───── DATA EXTRACT ─────
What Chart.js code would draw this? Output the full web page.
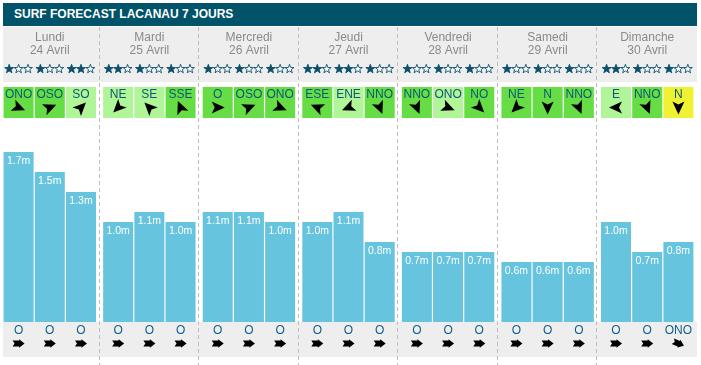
<!DOCTYPE html>
<html>
<head>
<meta charset="utf-8">
<script src="https://cdn.jsdelivr.net/npm/chart.js@4/dist/chart.umd.min.js"></script>
<style>
	html, body {margin:0; padding:0; background:#fff;}
	body {width:701px; height:365px; position:relative; overflow:hidden; font-family:"Liberation Sans", Arial, sans-serif;}
	.titre {position:absolute; left:3px; top:3px; width:694px; height:23px; background:#005368; color:#fff;
		font-weight:bold; font-size:12px; line-height:23px; padding-left:11px; box-sizing:border-box;}
	.graph {position:absolute; left:0; top:27px; width:701px; height:338px;}
</style>
</head>
<body>
<div class="titre">SURF FORECAST LACANAU 7 JOURS</div>
<div class="graph"><canvas id="surf"></canvas></div>
<script>
"use strict";

// jours et dates
var days = ['Lundi', 'Mardi', 'Mercredi', 'Jeudi', 'Vendredi', 'Samedi', 'Dimanche'];
var dates = ['24 Avril', '25 Avril', '26 Avril', '27 Avril', '28 Avril', '29 Avril', '30 Avril'];
var slots = ['Matin', 'Midi', 'Soir'];

// hauteur des vagues (m)
var heightsMatin = [1.7, 1.0, 1.1, 1.0, 0.7, 0.6, 1.0];
var heightsMidi  = [1.5, 1.1, 1.1, 1.1, 0.7, 0.6, 0.7];
var heightsSoir  = [1.3, 1.0, 1.0, 0.8, 0.7, 0.6, 0.8];

// etoiles (sur 3)
var starsMatin = [1, 2, 1, 2, 1, 1, 2];
var starsMidi  = [1, 1, 1, 2, 1, 1, 1];
var starsSoir  = [2, 1, 1, 1, 1, 1, 1];

// vent : direction et niveau (2 fort vert, 1 vert clair, 0 jaune)
var windMatin = ['ONO', 'NE', 'O', 'ESE', 'NNO', 'NE', 'E'];
var windMidi  = ['OSO', 'SE', 'OSO', 'ENE', 'ONO', 'N', 'NNO'];
var windSoir  = ['SO', 'SSE', 'ONO', 'NNO', 'NO', 'NNO', 'N'];
var windLvlMatin = [2, 1, 2, 2, 2, 2, 1];
var windLvlMidi  = [2, 1, 2, 1, 1, 2, 2];
var windLvlSoir  = [1, 2, 2, 2, 2, 2, 0];

// houle
var swellMatin = ['O', 'O', 'O', 'O', 'O', 'O', 'O'];
var swellMidi  = ['O', 'O', 'O', 'O', 'O', 'O', 'O'];
var swellSoir  = ['O', 'O', 'O', 'O', 'O', 'O', 'ONO'];

var stars = [starsMatin, starsMidi, starsSoir];
var winds = [windMatin, windMidi, windSoir];
var windLvls = [windLvlMatin, windLvlMidi, windLvlSoir];
var swells = [swellMatin, swellMidi, swellSoir];

var dirDeg = {N:0, NNE:22.5, NE:45, ENE:67.5, E:90, ESE:112.5, SE:135, SSE:157.5, S:180,
	SSO:202.5, SO:225, OSO:247.5, O:270, ONO:292.5, NO:315, NNO:337.5};
var windColors = ['#eef232', '#b0f598', '#66dd44'];
var FONT = '"Liberation Sans", Arial, sans-serif';

function drawStar(ctx, cx, cy, filled) {
	ctx.beginPath();
	for (var k = 0; k < 10; k++) {
		var r = k % 2 === 0 ? 4.7 : 1.9;
		var a = -Math.PI / 2 + k * Math.PI / 5;
		ctx.lineTo(cx + r * Math.cos(a), cy + r * Math.sin(a));
	}
	ctx.closePath();
	ctx.fillStyle = filled ? '#0b4f6c' : '#fff';
	ctx.fill();
	ctx.lineWidth = 0.9;
	ctx.strokeStyle = '#0b4f6c';
	ctx.stroke();
}

// fleche vent : pointe vers le haut puis rotation
function drawWindArrow(ctx, cx, cy, dir) {
	ctx.save();
	ctx.translate(cx, cy);
	ctx.rotate((dirDeg[dir] + 180) * Math.PI / 180);
	ctx.beginPath();
	ctx.moveTo(0, -7);
	ctx.lineTo(6, 6);
	ctx.lineTo(0, 3);
	ctx.lineTo(-6, 6);
	ctx.closePath();
	ctx.fillStyle = '#000';
	ctx.fill();
	ctx.restore();
}

// fleche houle : pointe vers la droite
function drawSwellArrow(ctx, cx, cy, dir) {
	ctx.save();
	ctx.translate(cx, cy);
	ctx.rotate((dirDeg[dir] + 180 - 90) * Math.PI / 180);
	ctx.beginPath();
	ctx.moveTo(-6, -3);
	ctx.lineTo(0.5, -3);
	ctx.lineTo(0.5, -4.2);
	ctx.lineTo(6, 0);
	ctx.lineTo(0.5, 4.2);
	ctx.lineTo(0.5, 3);
	ctx.lineTo(-6, 3);
	ctx.lineTo(-4, 0);
	ctx.closePath();
	ctx.fillStyle = '#000';
	ctx.fill();
	ctx.restore();
}

var surfPlugin = {
	id: 'surfPlugin',
	beforeDatasetsDraw: function(chart) {
		var ctx = chart.ctx, area = chart.chartArea, x = chart.scales.x;
		ctx.save();
		// fonds gris
		ctx.fillStyle = '#eeeeee';
		ctx.fillRect(area.left + 3, 0, area.right - area.left - 3, 55);
		ctx.fillRect(area.left + 3, area.bottom, area.right - area.left - 3, 35);
		// separateurs
		ctx.strokeStyle = '#bdbdbd';
		ctx.lineWidth = 1;
		ctx.setLineDash([4, 3]);
		for (var i = 0; i < days.length - 1; i++) {
			var bx = Math.round((x.getPixelForValue(i) + x.getPixelForValue(i + 1)) / 2) - 0.5;
			ctx.beginPath();
			ctx.moveTo(bx, 0);
			ctx.lineTo(bx, chart.height);
			ctx.stroke();
		}
		ctx.setLineDash([]);
		// jours
		ctx.textAlign = 'center';
		ctx.textBaseline = 'middle';
		ctx.fillStyle = '#8a8a8a';
		ctx.font = '12px ' + FONT;
		days.forEach(function(d, i) {
			var cx = x.getPixelForValue(i);
			ctx.fillText(d, cx, 11);
			ctx.fillText(dates[i], cx, 23.5);
		});
		ctx.restore();
	},
	afterDatasetsDraw: function(chart) {
		var ctx = chart.ctx;
		ctx.save();
		ctx.textAlign = 'center';
		ctx.textBaseline = 'middle';
		chart.data.datasets.forEach(function(ds, d) {
			chart.getDatasetMeta(d).data.forEach(function(bar, i) {
				var cx = bar.x, w = bar.width;
				// valeur
				ctx.fillStyle = '#fff';
				ctx.font = '10.5px ' + FONT;
				ctx.fillText(ds.data[i].toFixed(1) + 'm', cx, bar.y + 9.5);
				// etoiles
				for (var s = 0; s < 3; s++) {
					drawStar(ctx, cx - 9.4 + s * 9.4, 42, s < stars[d][i]);
				}
				// vent
				ctx.fillStyle = windColors[windLvls[d][i]];
				ctx.fillRect(cx - w / 2, 60, w, 31);
				ctx.fillStyle = '#0b5878';
				ctx.font = '12px ' + FONT;
				ctx.fillText(winds[d][i], cx, 67.5);
				drawWindArrow(ctx, cx, 80.5, winds[d][i]);
				// houle
				ctx.fillStyle = '#0f5f8a';
				ctx.fillText(swells[d][i], cx, 303.5);
				drawSwellArrow(ctx, cx, 316.5, swells[d][i]);
			});
		});
		ctx.restore();
	}
};

new Chart(document.getElementById('surf').getContext('2d'), {
	type: 'bar',
	data: {
		labels: days,
		datasets: [
			{label: slots[0], data: heightsMatin},
			{label: slots[1], data: heightsMidi},
			{label: slots[2], data: heightsSoir}
		].map(function(ds) {
			ds.backgroundColor = '#66c4de';
			ds.borderWidth = 0;
			ds.categoryPercentage = 0.94;
			ds.barPercentage = 0.962;
			return ds;
		})
	},
	options: {
		responsive: true,
		maintainAspectRatio: false,
		animation: false,
		layout: {padding: {top: 95, bottom: 43, left: 0, right: 4}},
		plugins: {
			legend: {display: false},
			tooltip: {enabled: false},
			title: {display: false}
		},
		scales: {
			x: {display: false},
			y: {display: false, min: 0, max: 2}
		}
	},
	plugins: [surfPlugin]
});
</script>
</body>
</html>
─────
*TASK TO COMPLETE*: Begin at the top of the material above and output each line exactly, stopping after the line that holds "var slots = ['Matin', 'Midi', 'Soir'];". Leave out pictures.

*CORRECT RESPONSE*:
What Chart.js code would draw this? Output the full web page.
<!DOCTYPE html>
<html>
<head>
<meta charset="utf-8">
<script src="https://cdn.jsdelivr.net/npm/chart.js@4/dist/chart.umd.min.js"></script>
<style>
	html, body {margin:0; padding:0; background:#fff;}
	body {width:701px; height:365px; position:relative; overflow:hidden; font-family:"Liberation Sans", Arial, sans-serif;}
	.titre {position:absolute; left:3px; top:3px; width:694px; height:23px; background:#005368; color:#fff;
		font-weight:bold; font-size:12px; line-height:23px; padding-left:11px; box-sizing:border-box;}
	.graph {position:absolute; left:0; top:27px; width:701px; height:338px;}
</style>
</head>
<body>
<div class="titre">SURF FORECAST LACANAU 7 JOURS</div>
<div class="graph"><canvas id="surf"></canvas></div>
<script>
"use strict";

// jours et dates
var days = ['Lundi', 'Mardi', 'Mercredi', 'Jeudi', 'Vendredi', 'Samedi', 'Dimanche'];
var dates = ['24 Avril', '25 Avril', '26 Avril', '27 Avril', '28 Avril', '29 Avril', '30 Avril'];
var slots = ['Matin', 'Midi', 'Soir'];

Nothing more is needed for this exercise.